Earlier this week, I was preparing for worship and listening to some of the music selected for our time of worship today.

And, friends, I’m going to be honest, I’m struggling a bit right now. 

I’ve got some family stuff that is heavy on my heart.

We’ve got some things to navigate as a church trying to increase our staffing and find our footing in the new normal of the world.

There is a big denominational conversation in limbo. 

I have been participating in a church leadership cohort on the topic of how to navigate being overwhelmed and one of the things I realized is that if I were trying to work and care for just one of those situations, it would be a lot. 

But when it feels like there are just so many pots on the stove, all needing attention lest they boil over… well, it is exhausting. 

And you know what, I know I’m not alone.

I’ve overheard those fragments of conversation happening in the halls of the church, or grocery store, or work or school…

We can all read between the lines of those social media posts that try to be cheery.

We are navigating transition and grief in our families… divorce, loss, moving mom to the care center…

We are experiencing struggles with health and finances.  

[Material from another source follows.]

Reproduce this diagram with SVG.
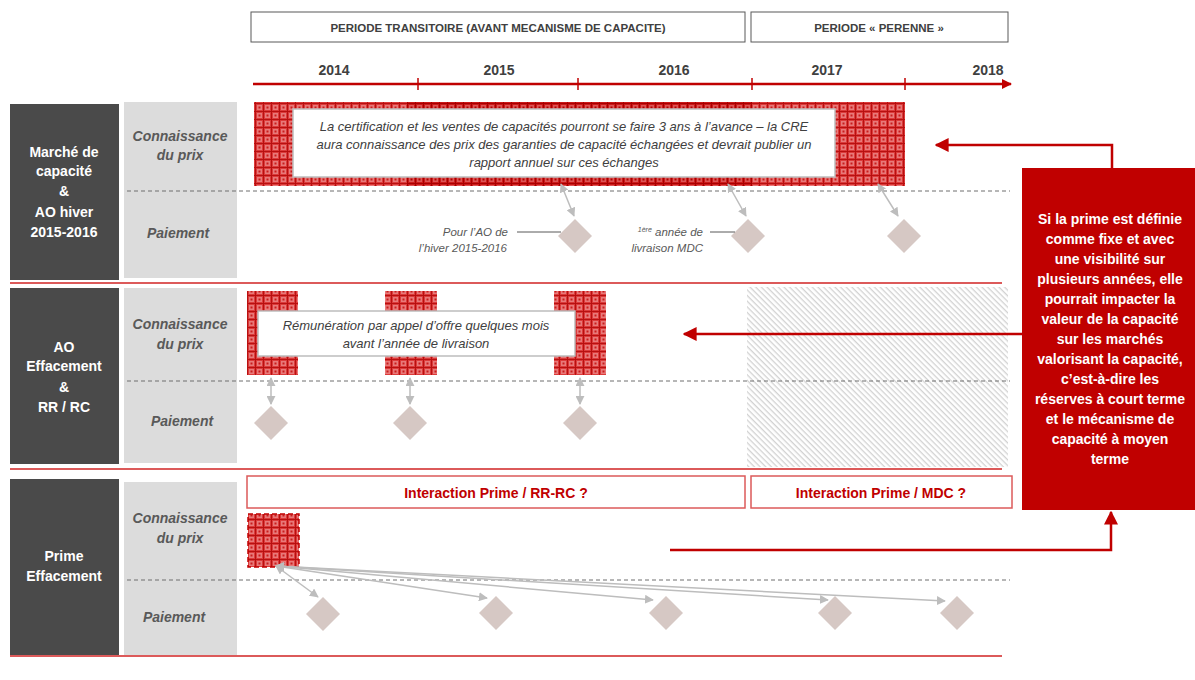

We watch the evening news and our hearts break. 

We keep waiting for things to get back to “normal” because we haven’t wrapped our heads around the way things have changed for good.

After a while, it all starts to add up. 

And we start to wonder where on earth God is in it all. 

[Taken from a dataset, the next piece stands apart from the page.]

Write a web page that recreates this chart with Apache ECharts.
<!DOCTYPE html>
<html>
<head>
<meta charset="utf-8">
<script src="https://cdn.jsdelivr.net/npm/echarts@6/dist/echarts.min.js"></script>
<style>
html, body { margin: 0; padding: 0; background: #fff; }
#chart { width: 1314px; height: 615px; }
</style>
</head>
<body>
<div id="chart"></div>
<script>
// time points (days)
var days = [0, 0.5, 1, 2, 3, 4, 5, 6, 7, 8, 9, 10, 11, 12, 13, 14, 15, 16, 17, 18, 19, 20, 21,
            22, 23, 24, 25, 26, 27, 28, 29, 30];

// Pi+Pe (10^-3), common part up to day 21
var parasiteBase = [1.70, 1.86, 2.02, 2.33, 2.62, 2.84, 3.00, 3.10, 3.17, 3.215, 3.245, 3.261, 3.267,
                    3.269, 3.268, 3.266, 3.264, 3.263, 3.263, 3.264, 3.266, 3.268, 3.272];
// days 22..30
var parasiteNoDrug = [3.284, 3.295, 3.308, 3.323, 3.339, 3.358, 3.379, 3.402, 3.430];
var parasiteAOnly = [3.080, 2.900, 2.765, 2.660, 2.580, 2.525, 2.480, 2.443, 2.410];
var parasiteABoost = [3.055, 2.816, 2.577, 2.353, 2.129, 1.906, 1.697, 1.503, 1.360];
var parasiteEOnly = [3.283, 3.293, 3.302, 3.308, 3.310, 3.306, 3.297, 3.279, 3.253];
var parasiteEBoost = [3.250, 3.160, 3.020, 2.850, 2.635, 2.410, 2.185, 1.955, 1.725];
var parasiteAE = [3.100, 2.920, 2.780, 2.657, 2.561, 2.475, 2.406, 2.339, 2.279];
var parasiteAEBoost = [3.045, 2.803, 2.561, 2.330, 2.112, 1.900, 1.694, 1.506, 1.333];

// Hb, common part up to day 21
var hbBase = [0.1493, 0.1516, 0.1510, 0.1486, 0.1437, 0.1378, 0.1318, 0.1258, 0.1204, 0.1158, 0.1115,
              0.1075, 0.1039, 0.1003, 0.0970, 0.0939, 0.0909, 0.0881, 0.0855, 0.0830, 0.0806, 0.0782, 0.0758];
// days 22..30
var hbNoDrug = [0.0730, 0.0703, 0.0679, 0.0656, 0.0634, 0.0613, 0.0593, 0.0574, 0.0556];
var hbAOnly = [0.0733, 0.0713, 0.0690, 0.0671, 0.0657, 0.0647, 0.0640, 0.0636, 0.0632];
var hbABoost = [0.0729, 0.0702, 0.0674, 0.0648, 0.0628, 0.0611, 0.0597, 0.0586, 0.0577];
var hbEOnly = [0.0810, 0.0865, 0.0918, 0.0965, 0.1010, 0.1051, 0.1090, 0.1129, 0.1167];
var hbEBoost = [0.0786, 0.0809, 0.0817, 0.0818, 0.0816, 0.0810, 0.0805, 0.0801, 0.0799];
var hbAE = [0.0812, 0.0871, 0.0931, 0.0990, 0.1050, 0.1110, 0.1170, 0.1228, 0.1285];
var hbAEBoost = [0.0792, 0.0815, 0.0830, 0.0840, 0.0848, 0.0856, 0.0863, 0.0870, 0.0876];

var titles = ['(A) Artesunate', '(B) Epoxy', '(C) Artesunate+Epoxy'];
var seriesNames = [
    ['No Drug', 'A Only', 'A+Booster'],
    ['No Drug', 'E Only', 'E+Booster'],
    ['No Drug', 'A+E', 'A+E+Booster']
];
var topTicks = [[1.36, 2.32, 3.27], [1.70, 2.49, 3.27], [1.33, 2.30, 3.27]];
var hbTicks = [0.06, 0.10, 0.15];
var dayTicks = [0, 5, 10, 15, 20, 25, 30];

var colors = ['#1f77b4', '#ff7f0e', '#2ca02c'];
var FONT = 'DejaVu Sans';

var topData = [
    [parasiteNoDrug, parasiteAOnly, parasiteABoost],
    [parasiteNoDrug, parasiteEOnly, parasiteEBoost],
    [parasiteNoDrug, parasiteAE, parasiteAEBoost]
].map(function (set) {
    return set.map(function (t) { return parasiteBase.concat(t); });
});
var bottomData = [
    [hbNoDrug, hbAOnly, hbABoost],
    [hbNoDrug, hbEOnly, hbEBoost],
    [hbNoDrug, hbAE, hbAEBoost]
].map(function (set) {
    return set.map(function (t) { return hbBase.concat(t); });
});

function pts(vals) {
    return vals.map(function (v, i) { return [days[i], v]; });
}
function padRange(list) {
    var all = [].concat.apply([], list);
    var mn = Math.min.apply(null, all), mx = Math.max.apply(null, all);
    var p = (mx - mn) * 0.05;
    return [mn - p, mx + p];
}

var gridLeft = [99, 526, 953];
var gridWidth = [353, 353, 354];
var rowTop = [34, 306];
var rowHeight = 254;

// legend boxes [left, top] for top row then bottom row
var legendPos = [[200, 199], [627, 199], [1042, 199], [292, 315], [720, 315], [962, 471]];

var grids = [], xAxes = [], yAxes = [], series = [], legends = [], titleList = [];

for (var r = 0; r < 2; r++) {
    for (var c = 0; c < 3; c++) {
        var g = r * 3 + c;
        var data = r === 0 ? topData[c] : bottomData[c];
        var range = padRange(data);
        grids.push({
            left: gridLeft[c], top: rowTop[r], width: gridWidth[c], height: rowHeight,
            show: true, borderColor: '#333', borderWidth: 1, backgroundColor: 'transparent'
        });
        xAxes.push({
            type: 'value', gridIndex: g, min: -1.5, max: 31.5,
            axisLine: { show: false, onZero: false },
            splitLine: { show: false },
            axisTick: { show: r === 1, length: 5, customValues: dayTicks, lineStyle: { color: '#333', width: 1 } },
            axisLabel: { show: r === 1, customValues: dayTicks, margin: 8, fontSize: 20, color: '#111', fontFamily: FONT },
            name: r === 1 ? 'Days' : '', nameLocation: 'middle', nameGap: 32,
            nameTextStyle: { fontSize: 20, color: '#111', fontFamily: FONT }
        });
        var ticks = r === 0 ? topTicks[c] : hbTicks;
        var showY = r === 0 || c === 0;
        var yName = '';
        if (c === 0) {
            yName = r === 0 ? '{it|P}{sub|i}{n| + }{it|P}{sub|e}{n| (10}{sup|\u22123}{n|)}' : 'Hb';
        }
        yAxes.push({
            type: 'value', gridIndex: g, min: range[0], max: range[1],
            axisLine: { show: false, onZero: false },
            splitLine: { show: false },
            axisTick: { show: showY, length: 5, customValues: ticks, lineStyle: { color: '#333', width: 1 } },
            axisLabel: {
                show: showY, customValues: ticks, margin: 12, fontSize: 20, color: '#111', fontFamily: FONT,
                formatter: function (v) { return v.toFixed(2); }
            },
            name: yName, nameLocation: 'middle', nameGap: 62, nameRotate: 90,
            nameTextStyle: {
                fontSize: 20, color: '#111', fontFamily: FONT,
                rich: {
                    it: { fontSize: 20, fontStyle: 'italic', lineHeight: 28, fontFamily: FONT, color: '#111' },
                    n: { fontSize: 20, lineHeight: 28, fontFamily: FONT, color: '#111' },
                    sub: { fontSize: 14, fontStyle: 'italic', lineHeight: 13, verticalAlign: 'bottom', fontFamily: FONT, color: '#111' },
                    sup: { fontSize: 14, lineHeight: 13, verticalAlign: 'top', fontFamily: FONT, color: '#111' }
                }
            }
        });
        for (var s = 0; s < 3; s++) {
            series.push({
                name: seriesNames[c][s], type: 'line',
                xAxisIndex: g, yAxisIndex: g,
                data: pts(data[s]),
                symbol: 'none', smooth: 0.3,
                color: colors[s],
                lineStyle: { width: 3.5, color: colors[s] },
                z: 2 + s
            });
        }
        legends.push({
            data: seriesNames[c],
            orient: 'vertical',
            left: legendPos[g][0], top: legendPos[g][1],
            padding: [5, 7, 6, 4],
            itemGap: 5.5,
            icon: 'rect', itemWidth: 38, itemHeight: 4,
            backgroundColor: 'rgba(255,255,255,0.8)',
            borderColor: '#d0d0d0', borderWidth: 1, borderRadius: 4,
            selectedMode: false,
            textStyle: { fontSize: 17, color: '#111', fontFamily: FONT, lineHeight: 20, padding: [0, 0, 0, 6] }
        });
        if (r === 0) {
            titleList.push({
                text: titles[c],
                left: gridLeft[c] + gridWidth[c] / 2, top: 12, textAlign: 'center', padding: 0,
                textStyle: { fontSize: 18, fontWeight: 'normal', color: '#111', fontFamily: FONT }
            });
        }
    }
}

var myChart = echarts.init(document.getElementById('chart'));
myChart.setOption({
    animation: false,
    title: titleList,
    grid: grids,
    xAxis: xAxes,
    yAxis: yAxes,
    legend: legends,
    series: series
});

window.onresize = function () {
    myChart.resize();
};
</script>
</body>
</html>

And so there I was, trying to figure out what good news to proclaim this Easter Sunday, when a lyric from one of the songs that we are singing at the Conspire Service just hit me like a ton of bricks and I started to weep.

“The God of the mountain

Is the God of the valley

There’s not a place

Your mercy and grace

Won’t find me again.”

In that valley, in that muck, in the struggle… that is where God is.

God isn’t just a God of the good times and the successes. 

God is with us in the valley.

The valley of the shadow of death.

The valley of despair.

The rock bottom where it all feels like it has fallen apart.

That is exactly where grace and mercy find us. 

It is where it found the disciples on Easter morning.

You see, this day began in hopelessness and grief.

It began with fear of the unknown.

It began with the gloom of death. 

As we heard in the Gospel of Luke, Mary and Joanna, and Mary, and the other unnamed but faithful women who were with them went to the tomb.

They were bringing the spices and oils they had prepared to complete his burial ritual now that the Sabbath day was complete. 

They showed up to repeat a familiar ritual practiced by Jewish women for centuries. 

Everything they had known and believed had been pulled out from underneath them and there was nothing left to do but pray, mourn, and honor their teacher.

But through that valley of the shadow of death, grace found them.

When they arrived, the stone was rolled back from the tomb and the body of their Lord was gone. 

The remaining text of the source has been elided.